Judith Owen "Somebody's Child"
April 24, 2016
Pianist-singer-songwriter Judith Owen is known for her love of musical variety and melding it into a great stylistic gumbo all her own. ‘Somebody’s Child’ is the culmination of this mix: voice and piano front and centre, songs that are vignettes of life crafted from the perspective that we ARE all “somebody’s child” – parental as well as planetary. An album about us.
“By nature, I am a diverse musician. It’s who I am because of all the music I grew up being exposed to, from opera to Sinatra, Joni to Stevie Wonder, and everything in between,” says Judith.
Whereas 2014’s critically-acclaimed ‘Ebb & Flow’ was personal and very much a love letter to Laurel Canyon, ‘Somebody’s Child’ takes a leap from the confessional to the observational, whilst recruiting the same crème de la crème of Los Angeles session musicians – bassist Leland Sklar, guitarist Waddy Wachtel and drummer Russell Kunkel – and incorporating them with her British-based musicians – master percussionist Pedro Segundo and sublime cellist Gabriella Swallow – to create a fresh new dynamic.
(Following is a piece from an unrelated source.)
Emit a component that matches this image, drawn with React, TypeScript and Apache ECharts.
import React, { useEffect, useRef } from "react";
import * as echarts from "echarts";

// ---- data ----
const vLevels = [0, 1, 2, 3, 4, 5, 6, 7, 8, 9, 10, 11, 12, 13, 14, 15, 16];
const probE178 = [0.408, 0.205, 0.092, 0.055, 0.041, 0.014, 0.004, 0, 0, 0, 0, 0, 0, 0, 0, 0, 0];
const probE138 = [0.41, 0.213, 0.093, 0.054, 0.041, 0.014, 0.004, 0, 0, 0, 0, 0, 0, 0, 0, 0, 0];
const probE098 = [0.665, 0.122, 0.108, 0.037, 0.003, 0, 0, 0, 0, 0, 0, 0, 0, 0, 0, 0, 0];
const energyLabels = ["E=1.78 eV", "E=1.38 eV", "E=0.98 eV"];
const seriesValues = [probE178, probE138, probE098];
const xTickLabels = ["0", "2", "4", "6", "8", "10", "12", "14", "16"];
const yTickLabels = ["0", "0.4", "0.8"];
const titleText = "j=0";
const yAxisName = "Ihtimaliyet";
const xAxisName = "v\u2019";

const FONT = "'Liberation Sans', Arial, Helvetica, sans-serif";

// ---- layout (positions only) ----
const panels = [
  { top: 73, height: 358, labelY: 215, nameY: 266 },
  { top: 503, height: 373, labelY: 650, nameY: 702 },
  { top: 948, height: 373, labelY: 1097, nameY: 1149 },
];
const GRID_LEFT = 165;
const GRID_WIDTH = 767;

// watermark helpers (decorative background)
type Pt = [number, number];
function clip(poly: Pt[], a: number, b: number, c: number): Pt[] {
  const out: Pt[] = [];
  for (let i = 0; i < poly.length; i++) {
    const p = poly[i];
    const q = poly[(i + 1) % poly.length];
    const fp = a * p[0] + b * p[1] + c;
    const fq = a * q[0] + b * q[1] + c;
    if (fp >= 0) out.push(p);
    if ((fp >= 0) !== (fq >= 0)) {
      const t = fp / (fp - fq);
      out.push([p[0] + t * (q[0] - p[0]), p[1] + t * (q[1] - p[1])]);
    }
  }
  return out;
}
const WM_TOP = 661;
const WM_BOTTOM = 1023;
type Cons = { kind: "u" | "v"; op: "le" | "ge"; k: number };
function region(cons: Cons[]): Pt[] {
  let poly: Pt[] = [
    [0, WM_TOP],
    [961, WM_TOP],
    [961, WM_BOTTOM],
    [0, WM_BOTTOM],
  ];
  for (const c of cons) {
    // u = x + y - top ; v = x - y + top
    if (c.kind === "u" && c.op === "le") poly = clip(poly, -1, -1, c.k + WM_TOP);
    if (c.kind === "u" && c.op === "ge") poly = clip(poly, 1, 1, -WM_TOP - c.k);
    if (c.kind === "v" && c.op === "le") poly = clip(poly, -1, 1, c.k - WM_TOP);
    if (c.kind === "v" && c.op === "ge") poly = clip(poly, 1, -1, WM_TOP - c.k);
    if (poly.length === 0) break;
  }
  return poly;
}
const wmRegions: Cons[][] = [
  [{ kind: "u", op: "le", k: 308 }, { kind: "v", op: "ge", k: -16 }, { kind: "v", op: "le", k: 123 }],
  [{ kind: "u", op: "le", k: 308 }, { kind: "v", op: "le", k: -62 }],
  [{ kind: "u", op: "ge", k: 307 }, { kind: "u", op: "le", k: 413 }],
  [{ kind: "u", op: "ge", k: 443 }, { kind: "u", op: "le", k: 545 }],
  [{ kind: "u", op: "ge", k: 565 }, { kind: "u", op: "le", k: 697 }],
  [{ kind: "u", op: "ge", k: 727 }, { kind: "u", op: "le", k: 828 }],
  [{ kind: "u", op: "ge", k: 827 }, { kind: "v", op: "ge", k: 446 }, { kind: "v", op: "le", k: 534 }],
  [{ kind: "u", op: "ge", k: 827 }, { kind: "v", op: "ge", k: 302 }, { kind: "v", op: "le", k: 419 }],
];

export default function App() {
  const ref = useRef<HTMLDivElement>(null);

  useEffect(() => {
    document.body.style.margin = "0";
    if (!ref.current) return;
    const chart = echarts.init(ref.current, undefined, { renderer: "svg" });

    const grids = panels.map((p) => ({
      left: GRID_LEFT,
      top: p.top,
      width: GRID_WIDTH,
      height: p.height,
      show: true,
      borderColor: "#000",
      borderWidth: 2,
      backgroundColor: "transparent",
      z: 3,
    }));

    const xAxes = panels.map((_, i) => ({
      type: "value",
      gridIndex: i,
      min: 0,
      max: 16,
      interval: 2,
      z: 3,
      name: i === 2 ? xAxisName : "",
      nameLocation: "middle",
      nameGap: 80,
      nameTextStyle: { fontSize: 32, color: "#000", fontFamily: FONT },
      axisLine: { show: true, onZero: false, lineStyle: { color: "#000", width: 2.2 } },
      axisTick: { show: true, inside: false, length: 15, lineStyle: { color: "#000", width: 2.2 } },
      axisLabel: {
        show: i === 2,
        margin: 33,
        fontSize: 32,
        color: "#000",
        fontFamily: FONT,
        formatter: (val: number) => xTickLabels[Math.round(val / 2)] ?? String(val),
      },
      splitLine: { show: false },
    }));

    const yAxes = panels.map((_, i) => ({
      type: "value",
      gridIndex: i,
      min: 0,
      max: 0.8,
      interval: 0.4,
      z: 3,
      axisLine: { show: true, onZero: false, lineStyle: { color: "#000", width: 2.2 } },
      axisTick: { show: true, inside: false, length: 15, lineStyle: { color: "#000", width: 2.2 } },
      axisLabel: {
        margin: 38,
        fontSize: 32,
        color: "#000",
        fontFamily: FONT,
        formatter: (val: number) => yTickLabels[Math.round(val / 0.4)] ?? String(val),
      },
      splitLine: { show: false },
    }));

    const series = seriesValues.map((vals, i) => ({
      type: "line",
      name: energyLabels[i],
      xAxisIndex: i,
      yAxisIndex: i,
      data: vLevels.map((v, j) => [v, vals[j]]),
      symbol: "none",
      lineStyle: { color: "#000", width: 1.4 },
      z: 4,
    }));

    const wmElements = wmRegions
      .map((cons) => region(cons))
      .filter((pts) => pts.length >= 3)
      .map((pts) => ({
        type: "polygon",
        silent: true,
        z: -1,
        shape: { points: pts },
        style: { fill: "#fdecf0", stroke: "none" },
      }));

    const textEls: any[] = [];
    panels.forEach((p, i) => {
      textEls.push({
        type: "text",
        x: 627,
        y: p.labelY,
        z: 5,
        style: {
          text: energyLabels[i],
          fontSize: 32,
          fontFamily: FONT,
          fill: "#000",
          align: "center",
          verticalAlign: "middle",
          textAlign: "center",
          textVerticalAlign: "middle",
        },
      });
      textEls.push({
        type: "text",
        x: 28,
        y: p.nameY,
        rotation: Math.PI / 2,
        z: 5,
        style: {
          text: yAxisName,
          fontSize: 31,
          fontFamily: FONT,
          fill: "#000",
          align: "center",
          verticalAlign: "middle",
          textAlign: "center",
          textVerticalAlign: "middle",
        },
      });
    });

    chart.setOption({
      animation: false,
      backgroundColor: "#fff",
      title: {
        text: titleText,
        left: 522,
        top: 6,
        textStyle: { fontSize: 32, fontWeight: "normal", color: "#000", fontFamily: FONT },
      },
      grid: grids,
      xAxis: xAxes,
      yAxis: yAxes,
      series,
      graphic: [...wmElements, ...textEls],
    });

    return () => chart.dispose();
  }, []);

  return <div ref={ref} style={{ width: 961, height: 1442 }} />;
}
“It’s a very British thing where you love mixing all those styles. It’s classical. It’s pop. There’s jazz. There’s rhythm and blues. Then there’s rock thrown in there too,” Judith emphasizes, as evident in the jewel-like, pastoral and melancholic ‘No More Goodbyes’ and the staccato, jazzy rocker ‘We Give In’.
The opening song, and title track, is intimately framed with a string quartet and “is the heart of the record. It sets the tone – a mission statement. I was in New York, in the middle of winter, and I saw this beautiful young woman, about nine months pregnant, barefoot in the snow, wearing a trash bag, that was all she had, stomach out and in a state. I was crossing the street, with everybody else, trying to avoid her, when I thought, “That’s somebody’s child, and if my life had been different, that could have been me. Or any of us! We’re all so dehumanized, and this whole record is about reconnecting with our humanity, really seeing what’s around us, discarding, even if it is just for a moment, our constant state of denial.”